The Canadian province that gave us one of the original six NHL teams (the Toronto Maple Leafs), several original sketch and improv comedians (John Candy, Martin Short, Dan Aykroyd, Rick Moranis to name only a few) and a good deal of original (read: primary) nickel mining production now gives us an unoriginal carbon emissions reduction choice.
Ontario, Canada – a heavyweight in population and GDP for our Neighbors to the North – just decided to undertake a cap-and-trade approach in reducing their greenhouse gas emissions, joining its Frenchier neighbor Quebec and the US state of California under the so-called Western Climate Initiative and its cap-and-trade program, to invest further in a green future. According to an article in the Financial Times:
“Under the banner of the Western Climate Initiative…California and Quebec already cap industry emissions such as those from electricity plants and oil and cement producers, and oversee more than 180 million metric tons of greenhouse gas emissions…Quotas are imposed on businesses that can purchase additional emission allowances, also called permits, and sell any they do not use.

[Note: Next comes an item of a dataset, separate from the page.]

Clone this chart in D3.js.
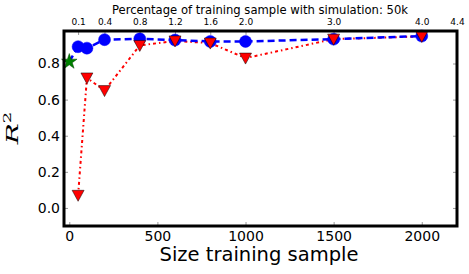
<!DOCTYPE html>
<html><head><meta charset="utf-8">
<script src="https://cdn.jsdelivr.net/npm/d3@7"></script>
<style>body{margin:0;background:#fff}svg{display:block}</style>
</head><body><svg id="c" width="469" height="274" font-family="DejaVu Sans"></svg>
<script>
const blueSizes = [0, 50, 100, 200, 400, 600, 800, 1000, 1500, 2000];
const blueR2 = [0.81, 0.893, 0.885, 0.932, 0.937, 0.93, 0.922, 0.922, 0.935, 0.952];
const redSizes = [50, 100, 200, 400, 600, 800, 1000, 1500, 2000];
const redR2 = [0.07, 0.72, 0.65, 0.90, 0.925, 0.913, 0.83, 0.935, 0.95];
const starPoint = [0, 0.81];
const xTicks = [0, 500, 1000, 1500, 2000];
const yTicks = [0.0, 0.2, 0.4, 0.6, 0.8];
const topTickLabels = ["0.1", "0.4", "0.8", "1.2", "1.6", "2.0", "3.0", "4.0", "4.4"];
const topTickSizes = [50, 200, 400, 600, 800, 1000, 1500, 2000, 2200];

const L = 64, R = 457, T = 31, B = 226;
const svg = d3.select("#c");
const x = d3.scaleLinear().domain([-30, 2200]).range([L, R]);
const y = d3.scaleLinear().domain([-0.1, 0.98]).range([B, T]);

// ticks
const tickCol = "#999";
const gx = svg.append("g").attr("transform", `translate(0,${B})`)
  .call(d3.axisBottom(x).tickValues(xTicks).tickSize(-4).tickPadding(5).tickFormat(d3.format("d")));
const gy = svg.append("g").attr("transform", `translate(${L},0)`)
  .call(d3.axisLeft(y).tickValues(yTicks).tickSize(-4).tickPadding(4).tickFormat(d3.format(".1f")));
const gr = svg.append("g").attr("transform", `translate(${R},0)`)
  .call(d3.axisRight(y).tickValues(yTicks).tickSize(-4).tickFormat(""));
const xt = d3.scaleOrdinal().domain(topTickSizes).range(topTickLabels);
const gt = svg.append("g").attr("transform", `translate(0,${T})`)
  .call(d3.axisTop(x).tickValues(topTickSizes).tickSize(-4).tickPadding(6).tickFormat(d => xt(d)));
[gx, gy, gr, gt].forEach(g => {
  g.select(".domain").remove();
  g.attr("font-family", "DejaVu Sans");
  g.selectAll(".tick line").attr("stroke", tickCol).attr("stroke-width", 1);
  g.selectAll("text").attr("fill", "#000");
});
gx.selectAll("text").attr("font-size", 14);
gy.selectAll("text").attr("font-size", 14);
gt.selectAll("text").attr("font-size", 9);

// lines
const blueData = blueSizes.map((s, i) => [s, blueR2[i]]);
const redData = redSizes.map((s, i) => [s, redR2[i]]);
const line = d3.line().x(d => x(d[0])).y(d => y(d[1]));
svg.append("path").datum(redData).attr("d", line).attr("fill", "none")
  .attr("stroke", "red").attr("stroke-width", 2).attr("stroke-dasharray", "3,3,1.5,3");
svg.append("path").datum(blueData).attr("d", line).attr("fill", "none")
  .attr("stroke", "blue").attr("stroke-width", 2.5).attr("stroke-dasharray", "7,4");

// blue circles
svg.append("g").selectAll("circle").data(blueData.filter(d => d[0] > 0)).join("circle")
  .attr("cx", d => x(d[0])).attr("cy", d => y(d[1])).attr("r", 6)
  .attr("fill", "blue").attr("stroke", "blue").attr("stroke-width", 0.5);

// red triangles (down)
svg.append("g").selectAll("path").data(redData).join("path")
  .attr("d", "M-6,-5L6,-5L0,6Z")
  .attr("transform", d => `translate(${x(d[0])},${y(d[1])})`)
  .attr("fill", "red").attr("stroke", "#000").attr("stroke-width", 0.5);

// star
svg.append("path").attr("d", d3.symbol().type(d3.symbolStar).size(75)())
  .attr("transform", `translate(${x(starPoint[0])},${y(starPoint[1])})`)
  .attr("fill", "green").attr("stroke", "#004400").attr("stroke-width", 0.5);

// frame
svg.append("rect").attr("x", L).attr("y", T).attr("width", R - L).attr("height", B - T)
  .attr("fill", "none").attr("stroke", "#000").attr("stroke-width", 3);

// labels
svg.append("text").attr("x", 260).attr("y", 14).attr("text-anchor", "middle")
  .attr("font-size", 11.6).text("Percentage of training sample with simulation: 50k");
svg.append("text").attr("x", 259).attr("y", 261).attr("text-anchor", "middle")
  .attr("font-size", 19.5).text("Size training sample");
const yl = svg.append("text").attr("transform", `translate(18,128) rotate(-90) scale(1,0.62)`)
  .attr("text-anchor", "middle").attr("font-family", "DejaVu Serif")
  .attr("font-size", 28);
yl.append("tspan").attr("font-style", "italic").text("R");
yl.append("tspan").attr("dy", -11).attr("font-size", 18).text("2");
</script></body></html>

Governments reinvest revenues from allowance auctions into clean energy initiatives and green transportation. California estimated in February that its revenues from the auction of allowances would reach about $2 billion or more 2015-16.”
Cap-and-Trade vs Carbon Tax: How Well Has It Worked?
For an example of how carbon emissions trading schemes have worked for manufacturing and heavy industry (such as steelmaking), look no further than Europe and the UK.
As background, initially the EU had set a goal of 20% reduction in greenhouse gas (GHG) emissions by 2020, and more recently they set a much more ambitious target of 40% reduction by 2030 – a very bold goal, considering President Obama promised a 26% to 28% reduction in US emissions by 2025, from 2005 levels, while the EPA is trying to push through its Clean Power Plan by this summer, calling for states to reduce existing power plants’ emissions by 30% by 2030. Outside of Europe, Australia scrapped its carbon tax system last year.
Back to cap-and-trade and carbon taxes, in general. According to Andrzej Kotas, managing director of Metals Consulting International and CEO of steelonthenet.com, neither work so hot across the pond. We asked Kotas whether he’s seen novel technologies that companies in the EU have developed that have helped counter the onslaught of regulations. He responded:
“I would say that very evidently the emissions trading system has been a failure in that sense. It was designed around the whole idea of having high-cost CO2 and charging people for producing a lot of CO2 gas would stimulate investment in new technology, but it has been a patent failure in that sense because it has simply not done so.
“We are talking, in the EU, about a CO2 tax of around 50 dollars per ton of CO2 generated kicking in about 2020, a tax expected to be about 120 dollars or more by 2030. That’s not going to apply if I’m making steel in Africa; neither would it apply if I’m making steel in China. I think if you speak to steelmakers they’ll tell you the whole emissions trading system has been failure; where it was economic to do so and returns to make on investments, steelmakers have made these decisions, so [ultimately] it hasn’t stimulated that investment – what it has done, I think, is the opposite: prompted investment abroad.”
Will Companies Leave Ontario?
If UK steelmakers, for example, have already been finding ways to produce offshore, will the same happen in the provinces and states under the Western Climate Initiative?
According to the FT, although Canada’s Prime Minister, Stephen Harper, has said that “Canada would release its greenhouse gas emissions targets before G7 meetings in June, after Canada’s premiers meet to discuss climate policy and an energy strategy,” he also is quoted as saying last December that, given the decline in oil prices, it would be “crazy economic policy” to apply unilateral emissions penalties on the oil sector.
It remains to be seen how Canada’s oil sector – and a host of other industrial sectors, especially those with operations in Ontario – will fare under the cap-and-trade scheme.